What you need to do:
Extract the lines up to and including the one that contains "90.3, 90.4, 90.7]", starting with the first line of the entries below, and omit the pictures.

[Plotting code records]

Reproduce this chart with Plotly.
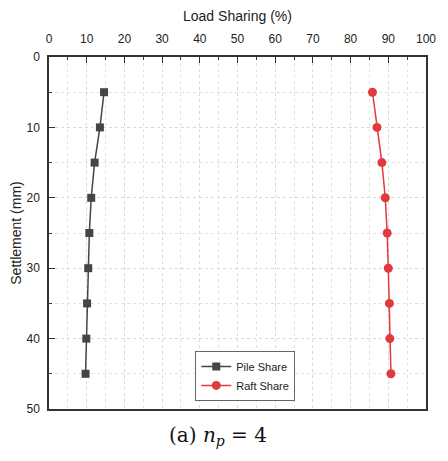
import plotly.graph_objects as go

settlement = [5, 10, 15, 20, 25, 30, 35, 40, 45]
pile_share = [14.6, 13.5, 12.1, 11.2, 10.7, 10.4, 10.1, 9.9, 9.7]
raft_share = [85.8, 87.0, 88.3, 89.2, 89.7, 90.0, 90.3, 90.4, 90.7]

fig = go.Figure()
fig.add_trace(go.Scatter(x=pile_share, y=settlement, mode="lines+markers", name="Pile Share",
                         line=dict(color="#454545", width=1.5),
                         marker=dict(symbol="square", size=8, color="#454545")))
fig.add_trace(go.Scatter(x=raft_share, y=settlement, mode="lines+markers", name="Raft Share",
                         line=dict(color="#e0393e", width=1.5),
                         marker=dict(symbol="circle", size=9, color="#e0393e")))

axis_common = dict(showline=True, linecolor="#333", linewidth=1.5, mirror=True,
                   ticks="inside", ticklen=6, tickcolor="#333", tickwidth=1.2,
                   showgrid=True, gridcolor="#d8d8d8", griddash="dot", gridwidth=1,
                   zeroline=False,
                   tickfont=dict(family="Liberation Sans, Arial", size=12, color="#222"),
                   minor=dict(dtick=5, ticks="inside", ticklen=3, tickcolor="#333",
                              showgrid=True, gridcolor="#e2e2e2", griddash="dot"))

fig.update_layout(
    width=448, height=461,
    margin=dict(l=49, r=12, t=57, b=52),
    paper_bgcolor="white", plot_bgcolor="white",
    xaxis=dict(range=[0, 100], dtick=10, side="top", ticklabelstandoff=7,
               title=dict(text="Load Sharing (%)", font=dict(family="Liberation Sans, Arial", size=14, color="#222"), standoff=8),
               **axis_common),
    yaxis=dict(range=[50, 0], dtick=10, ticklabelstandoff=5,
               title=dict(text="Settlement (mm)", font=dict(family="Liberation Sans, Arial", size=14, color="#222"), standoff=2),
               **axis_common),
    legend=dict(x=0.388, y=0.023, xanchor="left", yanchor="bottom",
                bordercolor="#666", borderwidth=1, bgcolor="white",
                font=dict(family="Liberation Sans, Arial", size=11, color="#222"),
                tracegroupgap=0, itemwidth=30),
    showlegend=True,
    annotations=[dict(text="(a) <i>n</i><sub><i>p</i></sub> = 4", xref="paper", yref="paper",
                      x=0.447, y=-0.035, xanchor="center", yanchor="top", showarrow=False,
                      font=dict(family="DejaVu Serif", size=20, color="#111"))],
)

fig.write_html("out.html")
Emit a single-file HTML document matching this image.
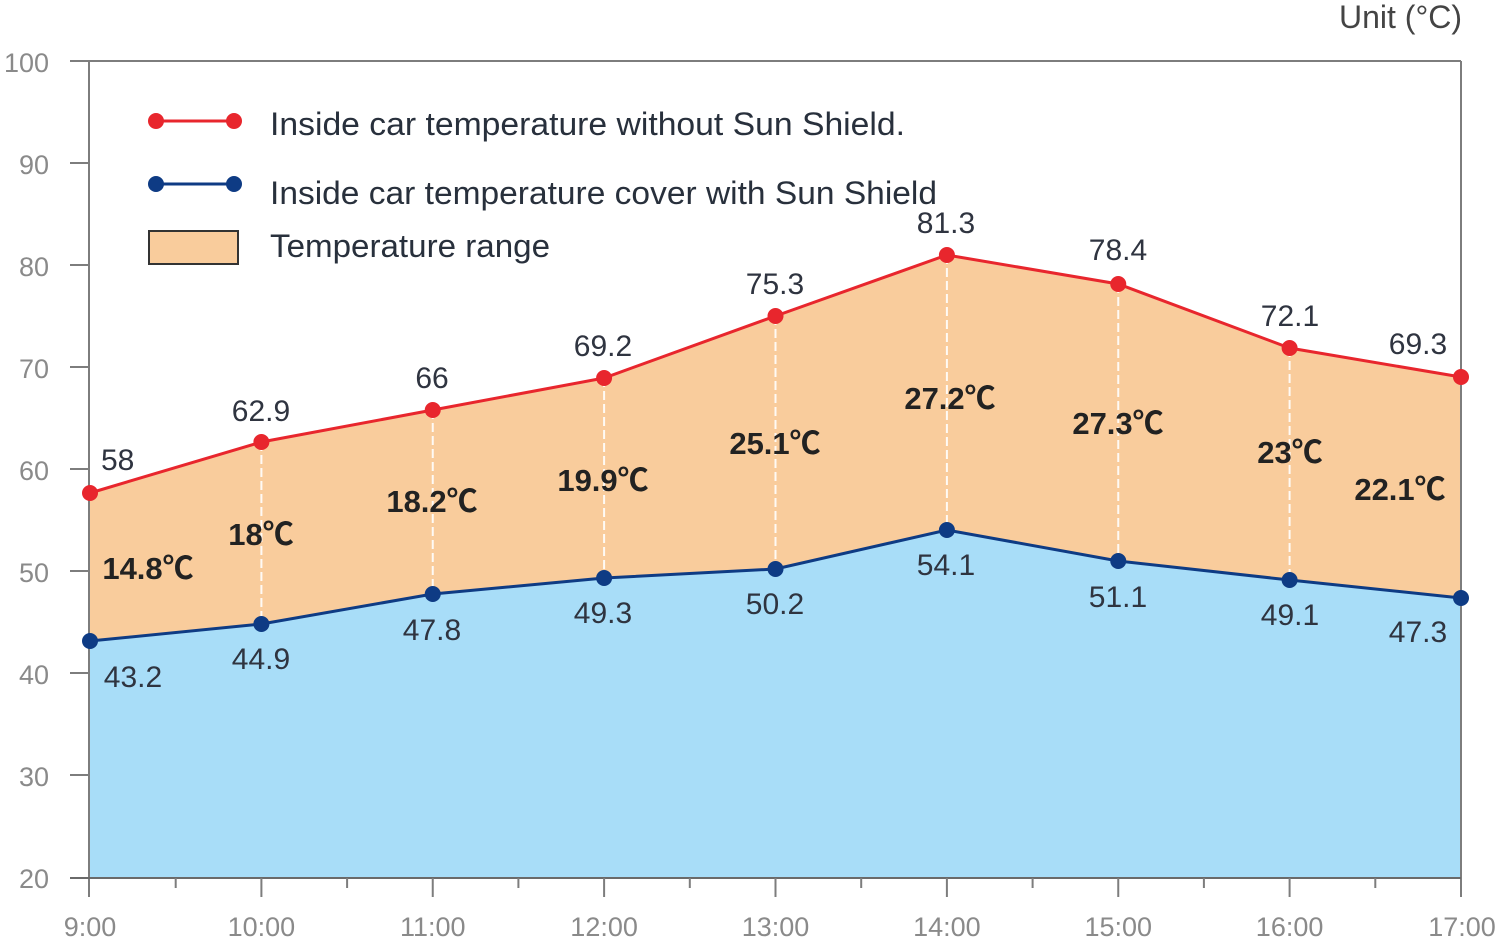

Response below:
Reproduce this chart with Plotly.
import plotly.graph_objects as go

settlement = [5, 10, 15, 20, 25, 30, 35, 40, 45]
pile_share = [14.6, 13.5, 12.1, 11.2, 10.7, 10.4, 10.1, 9.9, 9.7]
raft_share = [85.8, 87.0, 88.3, 89.2, 89.7, 90.0, 90.3, 90.4, 90.7]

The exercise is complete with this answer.